I first considered creating a huge list of resources for various UE topics, but quickly realized that would be a monumental task and wouldn't be of that much use to most. So I decided to highlight some Unreal Engine ecosystem specific resources that you may not know about.
Fab is a digital content marketplace run by Epic. You can find everything from 3D assets to code plugins there, including many of them completely free. In addition to the always free library, they select a few high-quality products every 2 weeks to give out for free (don't worry, the creators must sign up for it and they get compensated). I highly recommend checking back every time and grabbing your free licenses, even for things you don't intend to use. You never know what sort of project might come your way and what may come in handy for it.
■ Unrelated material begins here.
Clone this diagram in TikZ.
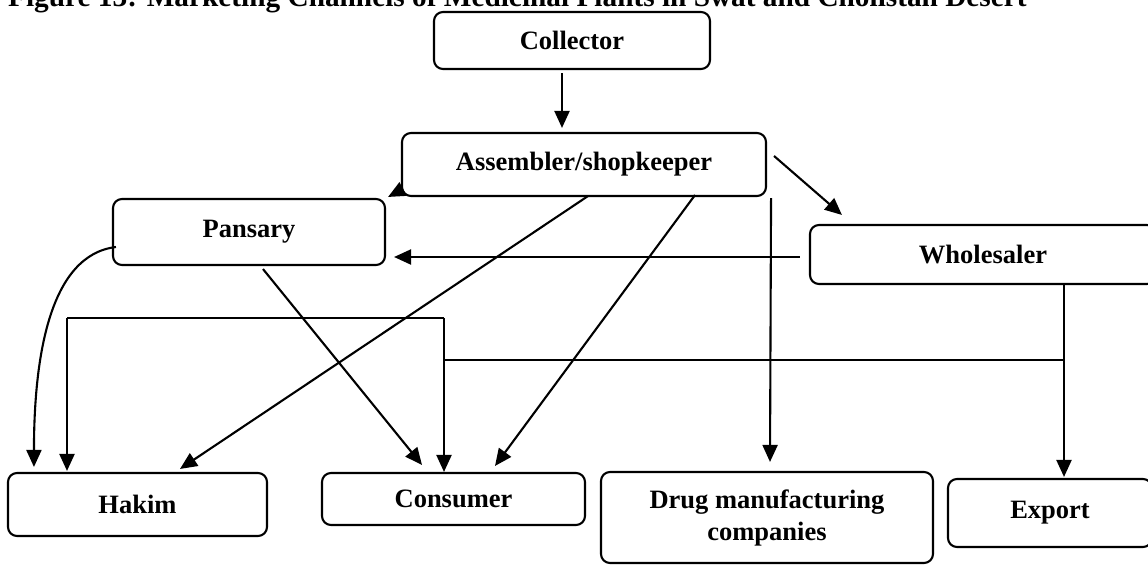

Epic occasionally releases official sample projects meant to showcase engine capabilities or sometimes just to demonstrate how a small project could be made using UE. I highly recommend keeping tabs and studying any sample projects that seem interesting to you. In addition, you are allowed to use them as templates for a good starting point in your projects (even commercial ones) so don't be shy about it if it's gonna save you time. This Fab search should take you to most of them, though I don't promise it's the best way to find the exhaustive list (if one exists, please let me know).
Phew, that was a wall of text! And I still feel like I have so much more to say. Thank you for sticking with me!